Ao tentarem pegar uma barata pelas antenas, lá vem a mãe dizendo: ''Não faça isso! Esse bicho é sujo''. Acham um cigarro no cinzeiro e tentam dar uma tragada; lá vem alguém que grita: ''Não faça isso! O cigarro faz mal''. Tenta subir na cadeira para ver a rua e lhe dizem: ''Não suba aí que é perigoso''. Se abraça um cachorro, avisam: ''Cuidado que ele pode lhe morder''. Se resolve lavar a mão na água da privada, ouve um urro: ''Tira mão daí!''. Além disso, querem que coma com as próprias mãos, large a mamadeira e passe a usar o copo, faça cocô e xixi no penico, etc.

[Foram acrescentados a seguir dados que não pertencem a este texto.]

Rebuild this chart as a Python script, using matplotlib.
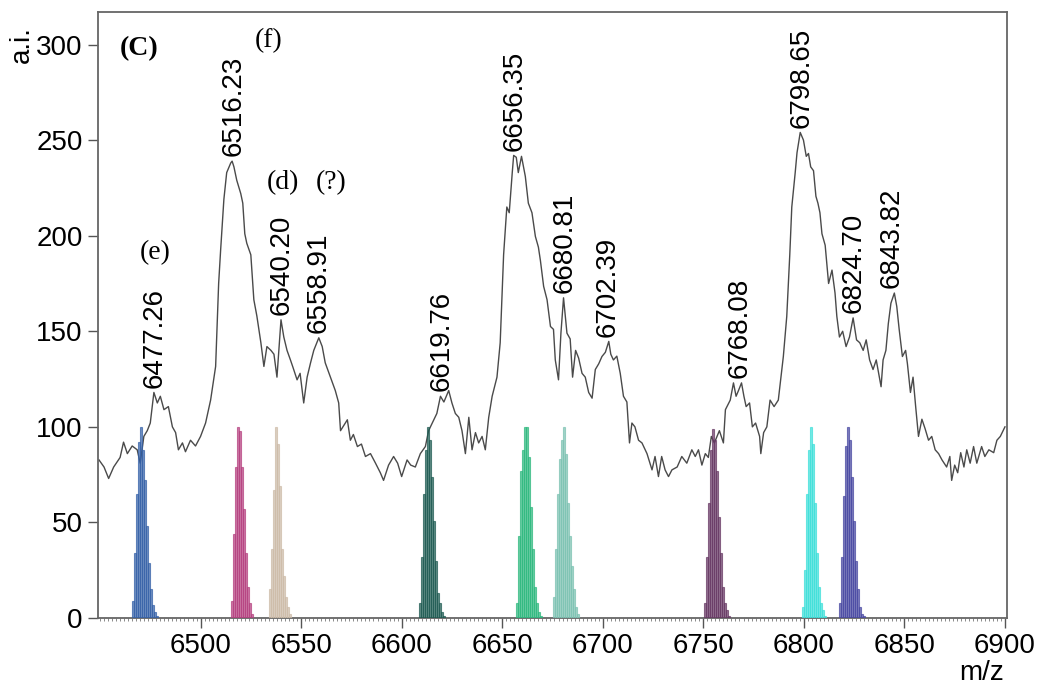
import matplotlib
matplotlib.use('Agg')
import matplotlib.pyplot as plt
from matplotlib.ticker import MultipleLocator, FixedLocator

# ---------------- data ----------------
mz = [6449.5, 6452, 6454.3, 6456.8, 6460, 6461.7, 6463.6, 6466, 6468.5, 6470,
      6471.8, 6473.5, 6475, 6476.8, 6478.5, 6480, 6481.8, 6484, 6486, 6487.6,
      6489, 6491, 6492.5, 6495, 6497.5, 6500, 6502.5, 6505, 6507.5, 6509,
      6510, 6511.6, 6513, 6515, 6515.7, 6516.6, 6518, 6520, 6521, 6522,
      6523, 6525, 6526.5, 6528, 6530, 6531.5, 6533, 6535, 6536.5, 6538,
      6540, 6541.4, 6543, 6544.7, 6546, 6548, 6549.5, 6551.3, 6553, 6554.7,
      6556.3, 6558.8, 6560.5, 6562, 6564.6, 6567, 6568.7, 6569.6, 6573, 6574.5,
      6576, 6578, 6580, 6582, 6584.5, 6587, 6589.4, 6591, 6593.5, 6596,
      6598, 6600, 6602.7, 6604.5, 6606.8, 6609.3, 6611.8, 6613.4, 6616, 6617.5,
      6619.3, 6621, 6623.4, 6625, 6626.7, 6628.4, 6630, 6631.7, 6633.4, 6635,
      6636.7, 6638.3, 6640, 6641.6, 6643.3, 6645, 6647.4, 6649, 6650.7, 6652.3,
      6653.5, 6655, 6655.7, 6657, 6658, 6659.6, 6661.5, 6663, 6664.8, 6666.5,
      6668, 6669, 6670.6, 6672.3, 6674, 6675.5, 6676.4, 6678, 6679.2, 6680.5,
      6682.2, 6683.8, 6685, 6686.5, 6688, 6689.7, 6691.3, 6693, 6694.7, 6696.3,
      6698, 6699.6, 6701.3, 6703, 6704, 6705.3, 6707, 6708.7, 6710.3, 6712,
      6713.3, 6714.5, 6716, 6717.8, 6719.5, 6722, 6724.5, 6726, 6727.7, 6729.3,
      6731, 6732.7, 6734.4, 6737, 6739.3, 6741.8, 6744.3, 6746, 6747.6, 6749.3,
      6751, 6752.5, 6754, 6755.5, 6758, 6760, 6761, 6763.4, 6765, 6766.3,
      6767.5, 6769, 6770.2, 6771.3, 6773, 6774.4, 6776, 6778, 6778.6, 6780,
      6781.6, 6783.2, 6785.2, 6787.3, 6789.8, 6791.5, 6793, 6794, 6795.7, 6796.6,
      6798.2, 6799.8, 6801.2, 6802.3, 6803.4, 6804.8, 6806, 6807, 6808, 6809,
      6810.6, 6812.3, 6814, 6815.5, 6816.4, 6817.7, 6819.3, 6821, 6822.7, 6824.5,
      6826.2, 6827.8, 6829.5, 6831, 6832.7, 6834.4, 6836, 6838.4, 6839.4, 6840.8,
      6842, 6843.3, 6845, 6846.2, 6847.4, 6849, 6850.6, 6851.5, 6853, 6854.3,
      6855.6, 6857, 6858.7, 6860.3, 6862, 6863.6, 6865.3, 6867, 6868.7, 6871,
      6872.6, 6873.5, 6875, 6876.5, 6878, 6879.6, 6881, 6882.7, 6884.4, 6886,
      6888.4, 6890, 6892, 6894.4, 6896, 6897.7, 6900]
intensity = [82.7, 79, 73, 79, 84, 92, 86, 90, 88, 81,
             95, 98, 102, 118, 112.5, 116, 109, 110.6, 100, 97,
             88, 91.6, 87, 93, 90, 95, 102, 114, 131.6, 175,
             192.7, 219, 233, 238, 239, 236, 229, 222, 217, 201,
             196, 190, 166.5, 158, 144, 131.6, 142, 140, 138, 126,
             156, 147, 140, 135, 131, 124.6, 128, 112.5, 126, 133.5,
             140, 146.6, 142, 133.5, 126, 119, 112.5, 98, 103.7, 93,
             96, 89.7, 91, 84.5, 86, 81, 76, 72, 80, 84.5,
             81, 74, 82.7, 80, 79, 86, 89.7, 98, 103.7, 107,
             116, 113, 119, 112.5, 107, 105, 98, 86, 105, 88,
             97, 91.6, 95, 88, 105, 116, 126, 144, 190, 215,
             212, 233, 242, 241, 233, 241.5, 231, 217, 212, 199.6,
             194, 187, 173.5, 166.5, 152.5, 151, 135, 124.6, 149, 167.5,
             149, 146, 126, 140, 136, 128, 126, 118, 115, 130,
             133, 136.8, 139, 144.7, 138, 135, 137, 128, 116, 113,
             91.6, 102, 100, 93, 91.6, 86, 77.5, 84.5, 74, 84.5,
             77.5, 74, 77.5, 79, 84.5, 81, 88, 84.5, 88, 80,
             86, 84, 95, 91.6, 98, 91.6, 109, 114, 123, 116,
             119, 123, 116, 110.6, 112.5, 100, 102, 95, 86, 97,
             100, 114, 110.6, 114, 136.8, 157.8, 190, 215, 233, 243.4,
             254, 250, 241.5, 243, 236, 234, 220.6, 217, 212, 201,
             195, 175, 182, 170, 157.8, 147, 150, 142, 147, 157,
             145.5, 144, 140, 145.5, 135, 130, 135, 121, 135, 140,
             154, 164.7, 170, 163, 151, 136.8, 140, 133, 118, 126,
             110.6, 95, 104, 99, 93, 95, 88, 86, 82.7, 79,
             84.5, 72, 80, 76, 86.5, 79, 88, 81, 89.7, 81,
             89.7, 84.5, 88, 86.5, 93, 95, 100]

peak_labels = ["6477.26", "6516.23", "6540.20", "6558.91", "6619.76", "6656.35",
               "6680.81", "6702.39", "6768.08", "6798.65", "6824.70", "6843.82"]
peak_mz = [6477.26, 6516.23, 6540.20, 6558.91, 6619.76, 6656.35,
           6680.81, 6702.39, 6768.08, 6798.65, 6824.70, 6843.82]

x_ticks = [6500, 6550, 6600, 6650, 6700, 6750, 6800, 6850, 6900]
y_ticks = [0, 50, 100, 150, 200, 250, 300]

# theoretical isotope clusters: first isotope m/z and relative heights (1 Da steps)
cluster_start = [6466.2, 6515.7, 6534.3, 6609.0, 6657.4, 6675.6, 6751.0, 6799.7, 6818.0]
iso_blue = [9, 34, 65, 92, 100, 88, 72, 48, 29, 15, 7, 3, 1]
iso_magenta = [9, 44, 79, 100, 98, 79, 57, 34, 16, 8, 2]
iso_beige = [15, 36, 67, 100, 91, 69, 36, 22, 11, 6, 2]
iso_darkteal = [8, 32, 65, 88, 100, 93, 74, 51, 30, 13, 8, 3, 1]
iso_green = [8, 43, 77, 88, 100, 100, 84, 58, 36, 16, 8, 3, 1]
iso_lightteal = [11, 36, 65, 83, 93, 100, 86, 60, 43, 27, 15, 6, 2]
iso_purple = [8, 32, 60, 88, 99, 93, 77, 53, 34, 16, 8, 4, 1]
iso_cyan = [6, 25, 65, 88, 100, 91, 60, 34, 16, 8, 4, 1]
iso_navy = [8, 32, 64, 90, 100, 93, 74, 51, 30, 15, 6, 2, 1]
cluster_heights = [iso_blue, iso_magenta, iso_beige, iso_darkteal, iso_green,
                   iso_lightteal, iso_purple, iso_cyan, iso_navy]
cluster_colors = ['#3561A8', '#B5407F', '#CDBBA8', '#1E5B52', '#2DB87E',
                  '#7CC2B2', '#673864', '#3EE0DA', '#4848A2']

# ---------------- figure ----------------
plt.rcParams['font.family'] = ['Liberation Sans', 'DejaVu Sans']
fig = plt.figure(figsize=(10.38, 6.9), dpi=100)
ax = fig.add_axes([0.0944, 0.1043, 0.8757, 0.8783])

ax.plot(mz, intensity, color='#4a4a4a', lw=1.0, zorder=2)

for start, hts, col in zip(cluster_start, cluster_heights, cluster_colors):
    xs = [start + i for i in range(len(hts))]
    ax.bar(xs, hts, width=1.0, color=col, alpha=0.7, edgecolor=col,
           linewidth=0.8, zorder=3)

for lab, pm in zip(peak_labels, peak_mz):
    top = max(v for m, v in zip(mz, intensity) if abs(m - pm) <= 1.6)
    ax.text(pm, top + 2.5, lab, rotation=90, ha='center', va='bottom',
            fontsize=20, zorder=4)

serif = ['Liberation Serif', 'DejaVu Serif']
ax.text(6469.7, 298, '(C)', family=serif, fontweight='bold', fontsize=20,
        ha='center', va='center')
ax.text(6533.8, 302, '(f)', family=serif, fontsize=20, ha='center', va='center')
ax.text(6541.2, 228, '(d)', family=serif, fontsize=20, ha='center', va='center')
ax.text(6565.0, 228, '(?)', family=serif, fontsize=20, ha='center', va='center')
ax.text(6477.6, 191, '(e)', family=serif, fontsize=20, ha='center', va='center')

ax.set_xlim(6449, 6901)
ax.set_ylim(0, 317)
ax.xaxis.set_major_locator(FixedLocator(x_ticks))
ax.xaxis.set_minor_locator(MultipleLocator(2))
ax.yaxis.set_major_locator(FixedLocator(y_ticks))
ax.tick_params(axis='both', which='major', direction='out', length=7, width=1,
               color='#555555', labelsize=20, pad=4)
ax.tick_params(axis='x', which='minor', direction='out', length=1.8, width=0.6,
               color='#777777')
for s in ax.spines.values():
    s.set_color('#666666')
    s.set_linewidth(1.3)

fig.text(0.021, 0.935, 'a.i.', rotation=90, ha='center', va='center', fontsize=20)
fig.text(0.946, 0.024, 'm/z', ha='center', va='center', fontsize=20)

fig.savefig('out.png', dpi=100)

Naturalmente, elas costumam reagir contra essas interferências e as tentativas dos pais e familiares de estabelecer limites, o que representa, para elas, inaceitáveis interferências em suas atividades criativas, de investigação, de autonomia, de independência. Como não têm uma linguagem que lhes permita dialogar, passam a usar o ''não'' com muita freqüência, até mesmo quando deveriam dizer sim, olhando o ''repressor'' de forma desafiadora.   Perguntadas se querem doces, passear no parque, visitar a avó, brincar, dizem que não, embora comecem a chorar assim que percebem que sua recusa foi aceita. Responderam não, mas queriam dizer sim - estão na fase do negativismo. Depois que a criança passa andar e a falar, ela passa a ter um estilo e ritmo de vida cada vez mais independente. Já não é mais o bebê passivo, fácil de ser persuadido, consolado e distraído. Se se lhe retira da mão um determinado objeto e se lhe proíbe de pegá-lo, tenha certeza que ele irá pegá-lo novamente somente para desafiá-lo.

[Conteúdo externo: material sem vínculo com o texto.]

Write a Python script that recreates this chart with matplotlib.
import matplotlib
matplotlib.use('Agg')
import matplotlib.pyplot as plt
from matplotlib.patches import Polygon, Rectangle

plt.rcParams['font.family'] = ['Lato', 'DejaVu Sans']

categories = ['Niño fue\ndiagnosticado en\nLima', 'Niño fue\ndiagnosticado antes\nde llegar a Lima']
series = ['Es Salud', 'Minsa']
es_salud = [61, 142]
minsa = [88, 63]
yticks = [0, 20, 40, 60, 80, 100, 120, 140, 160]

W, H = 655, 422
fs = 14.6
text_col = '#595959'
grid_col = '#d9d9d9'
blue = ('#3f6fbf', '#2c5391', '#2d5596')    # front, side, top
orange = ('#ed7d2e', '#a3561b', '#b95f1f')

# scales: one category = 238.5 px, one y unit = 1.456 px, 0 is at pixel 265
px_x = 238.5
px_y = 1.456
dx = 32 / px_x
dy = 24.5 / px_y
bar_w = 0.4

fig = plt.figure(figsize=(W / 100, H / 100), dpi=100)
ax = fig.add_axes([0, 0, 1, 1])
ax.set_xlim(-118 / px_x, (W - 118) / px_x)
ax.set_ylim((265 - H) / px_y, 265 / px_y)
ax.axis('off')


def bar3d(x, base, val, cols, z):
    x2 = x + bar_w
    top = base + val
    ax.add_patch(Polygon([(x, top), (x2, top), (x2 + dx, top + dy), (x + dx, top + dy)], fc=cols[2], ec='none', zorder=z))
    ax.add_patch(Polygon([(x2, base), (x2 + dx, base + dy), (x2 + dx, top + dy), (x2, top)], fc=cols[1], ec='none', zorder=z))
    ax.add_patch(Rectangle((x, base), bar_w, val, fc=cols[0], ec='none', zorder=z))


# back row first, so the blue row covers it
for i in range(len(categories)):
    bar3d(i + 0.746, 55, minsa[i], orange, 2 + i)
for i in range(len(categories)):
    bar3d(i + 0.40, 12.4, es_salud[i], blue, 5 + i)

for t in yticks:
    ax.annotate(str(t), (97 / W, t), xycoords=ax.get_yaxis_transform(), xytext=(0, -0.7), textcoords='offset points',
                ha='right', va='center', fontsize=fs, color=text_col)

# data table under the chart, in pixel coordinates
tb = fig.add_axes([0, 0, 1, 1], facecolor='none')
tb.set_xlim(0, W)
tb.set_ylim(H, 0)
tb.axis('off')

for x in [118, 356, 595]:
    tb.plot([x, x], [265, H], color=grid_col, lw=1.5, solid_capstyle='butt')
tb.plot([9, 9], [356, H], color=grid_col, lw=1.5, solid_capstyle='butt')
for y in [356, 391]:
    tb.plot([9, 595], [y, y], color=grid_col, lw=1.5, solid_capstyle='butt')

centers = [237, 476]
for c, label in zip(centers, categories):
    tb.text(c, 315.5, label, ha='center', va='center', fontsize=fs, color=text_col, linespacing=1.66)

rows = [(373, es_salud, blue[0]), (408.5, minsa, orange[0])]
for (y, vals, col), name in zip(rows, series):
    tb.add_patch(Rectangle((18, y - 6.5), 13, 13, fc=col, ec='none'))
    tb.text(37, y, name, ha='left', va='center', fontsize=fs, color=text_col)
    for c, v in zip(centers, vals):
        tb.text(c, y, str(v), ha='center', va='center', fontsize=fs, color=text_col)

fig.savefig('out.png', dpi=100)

Não quer ir dormir, tomar banho, escovar os dentes, cortar cabelo, ir ao médico. Parece achar que a sua independência depende de fazer o oposto do que os seus familiares querem ou pedem. Esse comportamento significa o desejo da criança de ser ela própria. O negativismo é um dos aspectos do desenvolvimento infantil e deve ser interpretado como um sinal de independência, e não necessariamente como uma forma de contrariar, de rebeldia ou tentativa de impor sua vontade, como boa parte dos adultos credita.

Infelizmente, a ignorância desse fato faz com que muitos pais não aceitem esses comportamentos, que interpretam como desafiadores de sua autoridade e reajam com confronto, raiva, punições e até castigos físicos. Cabe aos pais educar seus filhos, estabelecer limites, disciplinar com compreensão, carinho e paciência. As crises de birra e de choro, tão comuns quando essas crianças são contrariadas, não poderão intimidá-los e impedir que eles cumpram o seu papel disciplinador, evitando usar punições.

Para impedir o emprego do ''não'', os adultos devem fazer perguntas que não possibilitem a resposta não. Em lugar de perguntar ''Você quer passear?'', ''Você quer tomar suco?'', ''Você quer ir dormir?'', dizer ''Vamos para a cama'', ''Vamos tomar banho'', ''Está na hora do almoço''. Os adultos também erram ao obrigar as crianças (ainda mais aquelas que têm entre 1 e 4 anos) a obedecer os seus gostos ou vontades, contrariando-as por qualquer coisa. Não deixem as crianças andarem descalças em casa; obrigam-nas a usar: o vestido verde para ir à escola (elas gostam do branco); tênis (querem sandálias), a roupa de banho que a vovó deu (elas detestam); tomar banho à noite; usar o suéter vermelho em dias em que a mãe acha que está frio; não arrastar cadeiras; não arrastar cadeiras; não ligar a televisão.

A independência deve ser encorajada e esses acontecimentos freqüentes e sem importância no dia-a-dia não devem ser motivos de interferências. As restrições e o estabelecimento de limites serão utilizados quando indicados. Se não for assim, corre-se o risco de criar crianças que vivam na defensiva, medrosas, incapazes de argumentar com os pais, professores e outras pessoas, ou ao contrário, criá-las extremamente agressivas. Ser paciente, por maior que seja o cansaço, é imprescindível para cuidar dessas crianças, pois as negativas não são dirigidas contra os pais, não têm a intenção de agredi-los ou desafiá-los; fazem parte do seu desenvolvimento normal.

Um último conselho: não tente imitar seu filho passando a dizer ''não'' a tudo que ele pedir.